Death, Self, and Oneness in the Incomprehensible Zhuangzi

Eric Schwitzgebel

in P.J. Ivanhoe, O. Flanagan, R. Harrison, H. Sarkissian, and E. Schwitzgebel, eds., Oneness in Philosophy, Religion, and Psychology (Columbia University Press: 2018).

[Earlier Chinese version: “Death and Self in the Incomprehensible Zhuangzi”: translated by R. Wang as 《庄子》中的死亡与自我 (2015), Journal of Shangqiu Normal University (商丘師範大學), 31 (2015), issue 11, 29-34.]

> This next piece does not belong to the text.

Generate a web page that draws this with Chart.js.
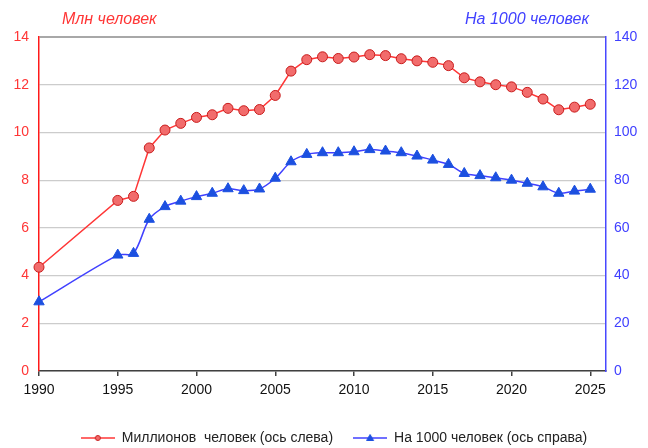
<!DOCTYPE html>
<html>
<head>
<meta charset="utf-8">
<script src="https://cdn.jsdelivr.net/npm/chart.js@4/dist/chart.umd.min.js"></script>
<style>
    body { margin: 0; background: #fff; }
    canvas { display: block; }
</style>
</head>
<body>
<canvas id="chart" width="648" height="448"></canvas>
<script>
// Данные
const years = [1990, 1995, 1996, 1997, 1998, 1999, 2000, 2001, 2002, 2003, 2004, 2005, 2006, 2007,
    2008, 2009, 2010, 2011, 2012, 2013, 2014, 2015, 2016, 2017, 2018, 2019, 2020, 2021, 2022, 2023, 2024, 2025];
const millions = [4.35, 7.15, 7.32, 9.35, 10.1, 10.38, 10.63, 10.74, 11.01, 10.91, 10.96, 11.55, 12.57, 13.05,
    13.17, 13.1, 13.16, 13.26, 13.22, 13.09, 13.0, 12.94, 12.8, 12.29, 12.12, 12.0, 11.91, 11.68, 11.4, 10.95, 11.06, 11.18];
const per1000 = [29.0, 48.6, 49.3, 63.6, 68.9, 71.2, 73.1, 74.5, 76.4, 75.6, 76.3, 80.8, 87.7, 90.8,
    91.5, 91.5, 91.9, 92.8, 92.2, 91.5, 90.1, 88.4, 86.6, 82.8, 81.9, 81.0, 80.0, 78.7, 77.2, 74.5, 75.4, 76.2];
const xTicks = [1990, 1995, 2000, 2005, 2010, 2015, 2020, 2025];
const leftTicks = [0, 2, 4, 6, 8, 10, 12, 14];
const rightTicks = [0, 20, 40, 60, 80, 100, 120, 140];
const labelLeft = 'Млн человек';
const labelRight = 'На 1000 человек';
const seriesNames = ['Миллионов  человек (ось слева)', 'На 1000 человек (ось справа)'];

const FONT = '"Liberation Sans", Arial, sans-serif';
const RED = '#ff3636';
const BLUE = '#4040ff';

// Значки для легенды: линия с маркером
function legendIcon(color, fill, stroke, shape) {
    const c = document.createElement('canvas');
    c.width = 34; c.height = 12;
    const g = c.getContext('2d');
    g.strokeStyle = color; g.lineWidth = 1.5;
    g.beginPath(); g.moveTo(0, 6); g.lineTo(34, 6); g.stroke();
    g.fillStyle = fill; g.strokeStyle = stroke; g.lineWidth = 1;
    g.beginPath();
    if (shape === 'circle') {
        g.arc(17, 6, 2.5, 0, Math.PI * 2);
    } else {
        g.moveTo(17, 2.5); g.lineTo(20.5, 8.5); g.lineTo(13.5, 8.5); g.closePath();
    }
    g.fill(); g.stroke();
    return c;
}

const axisTitles = {
    id: 'axisTitles',
    afterDraw(chart) {
        const ctx = chart.ctx;
        ctx.save();
        ctx.font = 'italic 16px ' + FONT;
        ctx.textBaseline = 'middle';
        ctx.fillStyle = RED;
        ctx.textAlign = 'left';
        ctx.fillText(labelLeft, 62, 20);
        ctx.fillStyle = BLUE;
        ctx.textAlign = 'right';
        ctx.fillText(labelRight, 589, 20);
        ctx.restore();
    }
};

// Сдвиг легенды чуть вниз и вправо, как в оригинале
const legendShift = {
    id: 'legendShift',
    afterUpdate(chart) {
        const lg = chart.legend;
        if (!lg) return;
        lg.top += 7; lg.bottom += 7;
        lg.left += 10; lg.right += 10;
    }
};

const ctx = document.getElementById('chart').getContext('2d');
new Chart(ctx, {
    type: 'line',
    data: {
        datasets: [{
            label: seriesNames[0],
            data: years.map((y, i) => ({ x: y, y: millions[i] })),
            yAxisID: 'y',
            borderColor: RED,
            borderWidth: 1.5,
            backgroundColor: '#f26c6c',
            pointBorderColor: '#c81c1c',
            pointBorderWidth: 1,
            pointStyle: 'circle',
            pointRadius: 5,
            tension: 0,
            clip: false
        }, {
            label: seriesNames[1],
            data: years.map((y, i) => ({ x: y, y: per1000[i] })),
            yAxisID: 'y2',
            borderColor: BLUE,
            borderWidth: 1.5,
            backgroundColor: '#1c50e0',
            pointBorderColor: '#1c50e0',
            pointBorderWidth: 1,
            pointStyle: 'triangle',
            pointRadius: 6,
            tension: 0.3,
            clip: false
        }]
    },
    options: {
        responsive: false,
        devicePixelRatio: 1,
        animation: false,
        layout: { padding: { top: 37, left: 0, right: 0, bottom: 0 } },
        plugins: {
            tooltip: { enabled: false },
            legend: {
                position: 'bottom',
                labels: {
                    font: { family: FONT, size: 14 },
                    color: '#222',
                    usePointStyle: true,
                    pointStyleWidth: 34,
                    boxHeight: 12,
                    padding: 20,
                    generateLabels: () => [
                        { text: seriesNames[0], pointStyle: legendIcon(RED, '#f26c6c', '#c81c1c', 'circle'), datasetIndex: 0, fontColor: '#222' },
                        { text: seriesNames[1], pointStyle: legendIcon(BLUE, '#1c50e0', '#1c50e0', 'triangle'), datasetIndex: 1, fontColor: '#222' }
                    ]
                }
            }
        },
        scales: {
            x: {
                type: 'linear',
                min: 1990,
                max: 2026,
                afterBuildTicks: axis => { axis.ticks = xTicks.map(v => ({ value: v })); },
                afterFit: axis => { axis.height = 33; },
                grid: { drawOnChartArea: false, drawTicks: true, tickLength: 5, tickColor: '#404040', lineWidth: 1.5 },
                border: { color: '#404040', width: 1.5 },
                ticks: { font: { family: FONT, size: 14 }, color: '#111', padding: 6, maxRotation: 0, callback: v => String(v) }
            },
            y: {
                position: 'left',
                min: 0,
                max: 14,
                afterBuildTicks: axis => { axis.ticks = leftTicks.map(v => ({ value: v })); },
                afterFit: axis => { axis.width = 39; },
                grid: {
                    drawTicks: false,
                    color: c => c.tick.value === 14 ? '#a8a8a8' : '#cccccc',
                    lineWidth: c => c.tick.value === 14 ? 2 : 1.2
                },
                border: { color: '#ff1a1a', width: 1.5 },
                ticks: { font: { family: FONT, size: 14 }, color: RED, padding: 10 }
            },
            y2: {
                position: 'right',
                min: 0,
                max: 140,
                afterBuildTicks: axis => { axis.ticks = rightTicks.map(v => ({ value: v })); },
                afterFit: axis => { axis.width = 42; },
                grid: { drawOnChartArea: false, drawTicks: false },
                border: { color: '#4848ff', width: 1.5 },
                ticks: { font: { family: FONT, size: 14 }, color: BLUE, padding: 8 }
            }
        }
    },
    plugins: [axisTitles, legendShift]
});
</script>
</body>
</html>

The ancient Chinese philosopher Zhuangzi defies coherent interpretation. This is an inextricable part of the beauty and power of his work. The text – by which I mean the “Inner Chapters” of the text traditionally attributed to him, the authentic core of the book – is incomprehensible as a whole. It consists of shards, in a distinctive voice – a voice distinctive enough that its absence is plain in most or all of the “Outer” and “Miscellaneous” Chapters, and which I will treat as the voice of a single author. Despite repeating imagery, ideas, style, and tone, these shards cannot be pieced together into a self-consistent philosophy. This lack of self-consistency is a positive feature of Zhuangzi. It is part of what makes him the great and unusual philosopher he is, defying reduction and summary.